Slavery in America Seasoned or Seasoning: Seasoning was a process - TopicsExpress



          

Slavery in America Seasoned or Seasoning: Seasoning was a process of forcing the enslaved Africans to accept their new lives as menial workers with no rights before the law. It was a process of behavior modification. It began soon after capture or purchase in Africa, but was intensified once in the Americas. Most of the Africans brought into North America prior to 1740 came by way of the West Indies. The most valuable slaves were those born in the Americas—known as Creole slaves, and the least valuable were those directly from Africa. Traders tried to present the enslaved African as being as much like a Creole slave as possible in look and behavior. The process began with the sale itself. Although no standard applied for everywhere in the Americas, the most experienced slavers usually cleaned up the Africans by shaving all the hair from their bodies, washing them with water, and oiling them down with palm oil. The about-to-be-sold slave was also fed often but in small amounts for a few days prior to the sale, trained not to resist having all parts of their bodies examined—especially their reproductive organs, and sometimes allotted a little rum to liven their spirits. In the West Indies, traders might put those slaves destined for the American South into sugar plantation work gangs for a few weeks labor to break them in to the routine. After 1740, when the demand for slave labor was highest, most enslaved people sold into the American South came directly from African, and they had to be seasoned by their American owners. Already branded in Africa with the traders mark, they might be branded again with the mark of the new owner.

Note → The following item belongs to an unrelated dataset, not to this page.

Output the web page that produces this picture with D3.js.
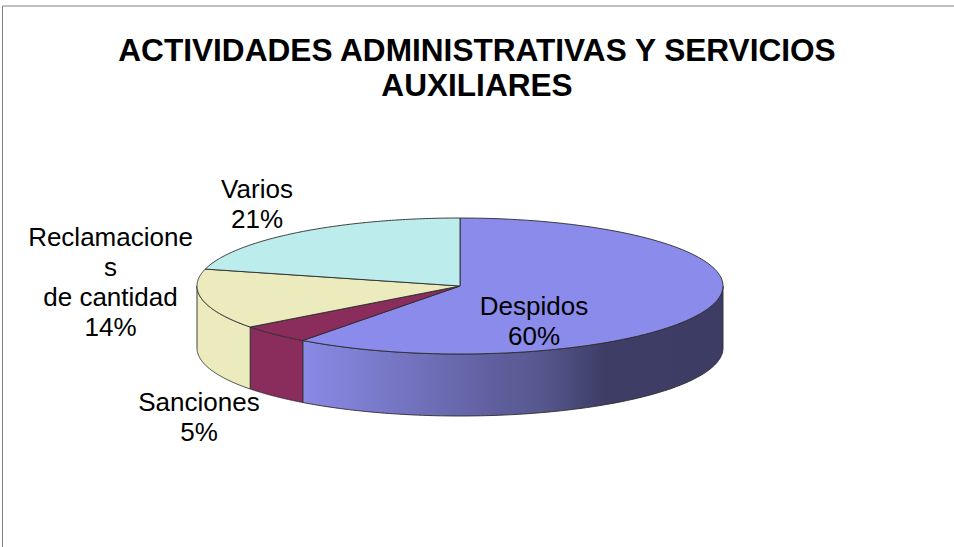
<!DOCTYPE html>
<html><head><meta charset="utf-8">
<script src="https://cdnjs.cloudflare.com/ajax/libs/d3/7.8.5/d3.min.js"></script>
<style>html,body{margin:0;padding:0;background:#fff}svg{display:block}text{font-family:"Liberation Sans",Arial,sans-serif;fill:#000}</style>
</head><body><div id="c"></div>
<script>
const titleLines = ["ACTIVIDADES ADMINISTRATIVAS Y SERVICIOS", "AUXILIARES"];
const categories = ["Despidos", "Sanciones", "Reclamaciones de cantidad", "Varios"];
const values = [60.2, 4.5, 14.3, 21];
const percentLabels = ["60%", "5%", "14%", "21%"];
const labelLines = [["Despidos"], ["Sanciones"], ["Reclamacione", "s", "de cantidad"], ["Varios"]];
const topColors = ["#8b8beb", "#8a2c5c", "#ecebbd", "#bcecec"];
const sideColors = ["url(#sideBlue)", "#8a2c5c", "#ecebbd", "#bcecec"];

const W = 954, H = 547;
const cx = 460, cy = 286, rx = 263, ry = 68, depth = 62;
const labelPos = [[534, 315], [199, 411], [110.5, 246], [257, 198]];

const svg = d3.select("#c").append("svg").attr("width", W).attr("height", H);
const grad = svg.append("defs").append("linearGradient").attr("id", "sideBlue")
  .attr("gradientUnits", "userSpaceOnUse").attr("x1", 303).attr("x2", 723).attr("y1", 0).attr("y2", 0);
[[0, "#8a8ae6"], [0.25, "#7373c0"], [0.47, "#5e5e9c"], [0.56, "#585890"], [0.72, "#3d3d66"], [1, "#3c3c64"]]
  .forEach(([o, c]) => grad.append("stop").attr("offset", o).attr("stop-color", c));

svg.append("path").attr("d", `M${W},6H2.5V${H}`).attr("fill", "none").attr("stroke", "#808080").attr("stroke-width", 1);

svg.selectAll("text.title").data(titleLines).join("text").attr("class", "title")
  .attr("x", 477).attr("y", (d, i) => 61 + i * 35).attr("text-anchor", "middle")
  .attr("font-size", 31.6).attr("font-weight", "bold").text(d => d);

const arcs = d3.pie().sort(null)(values);
const px = a => cx + rx * Math.sin(a), py = a => cy - ry * Math.cos(a);
const line = d3.line();
const sample = (a0, a1) => d3.range(0, 121).map(i => a0 + (a1 - a0) * i / 120);
const stroke = "#2b2b2b";

// side walls: only the visible front half of the ellipse (pi/2 .. 3pi/2)
const g = svg.append("g");
arcs.forEach((d, i) => {
  const a0 = Math.max(d.startAngle, Math.PI / 2), a1 = Math.min(d.endAngle, 3 * Math.PI / 2);
  if (a1 <= a0) return;
  const s = sample(a0, a1);
  const pts = s.map(a => [px(a), py(a)]).concat(s.slice().reverse().map(a => [px(a), py(a) + depth]));
  g.append("path").attr("d", line(pts) + "Z").attr("fill", sideColors[i])
    .attr("stroke", stroke).attr("stroke-width", 0.9).attr("stroke-linejoin", "round");
});
// top faces
arcs.forEach((d, i) => {
  const s = sample(d.startAngle, d.endAngle);
  const pts = [[cx, cy]].concat(s.map(a => [px(a), py(a)]));
  g.append("path").attr("d", line(pts) + "Z").attr("fill", topColors[i])
    .attr("stroke", stroke).attr("stroke-width", 0.9).attr("stroke-linejoin", "round");
});

labelLines.forEach((ls, i) => {
  ls.concat([percentLabels[i]]).forEach((t, j) => {
    svg.append("text").attr("x", labelPos[i][0]).attr("y", labelPos[i][1] + j * 30)
      .attr("text-anchor", "middle").attr("font-size", 26).text(t);
  });
});
</script></body></html>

They also would receive new names—usually Christian ones, or names from Classical Rome and Greece—such as Jupiter or Plato, or African-sounding names-¬like Quack (which was derived from the African word Quaco, meaning a male born on Wednesday) or Squash (which probably came from the word Quashee, meaning a female born on Sunday). Usually older slaves would be put in charge of the seasoning process, teaching the newly purchased enslaved African how to work in gangs, how to conduct themselves, and how to adapt what they knew in Africa to the new environment of slavery.